A charged silence settled in the stuffy, crowded chapel tent at the Marine base in the Marjah district.
"I'm telling you," McChrystal said. "We don't have as many days as we'd like."
The operation in Marjah is supposed to be the first blow in a decisive campaign to oust the Taliban from their spiritual homeland in adjacent Kandahar Province, one that McChrystal had hoped would bring security and stability to Marjah and begin to convey an "irreversible sense of momentum" in the U.S.-led campaign in Afghanistan.
Instead, a tour last week of Marjah and the nearby Nad Ali district, during which McClatchy had rare access to meetings between McChrystal and top Western strategists, drove home the hard fact that President Barack Obama's plan to begin pulling American troops out of Afghanistan in July 2011 is colliding with the realities of the war.
Not enough troops in Helmand
There aren't enough U.S. and Afghan forces to provide the security that's needed to win the loyalty of wary locals. The Taliban have beheaded Afghans who cooperate with foreigners in a creeping intimidation campaign. The Afghan government hasn't dispatched enough local administrators or trained police to establish credible governance, and now the Taliban have begun their anticipated spring offensive.

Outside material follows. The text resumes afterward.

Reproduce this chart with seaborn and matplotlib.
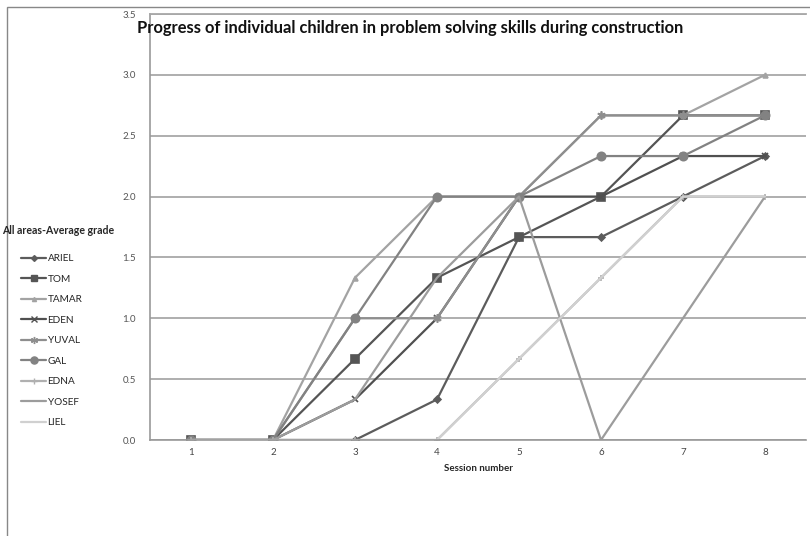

"This is a bleeding ulcer right now," McChrystal told a group of Afghan officials, international commanders in southern Afghanistan, and civilian strategists who are leading the effort to oust the Taliban fighters from Helmand.
"You don't feel it here," he said during a 10-hour front-line strategy review, "but I'll tell you, it's a bleeding ulcer outside."
Progress in Marjah has been slow, however, in part because no one who planned the operation realized how hard it would be to convince residents that they could trust representatives of an Afghan government that had sent them corrupt police and inept leaders before they turned to the Taliban.
A hundred days after US-led forces launched the offensive, Marjah markets are thriving, the local governor has begun to build a skeleton staff, and contractors have begun work on rebuilding schools, canals, and bridges.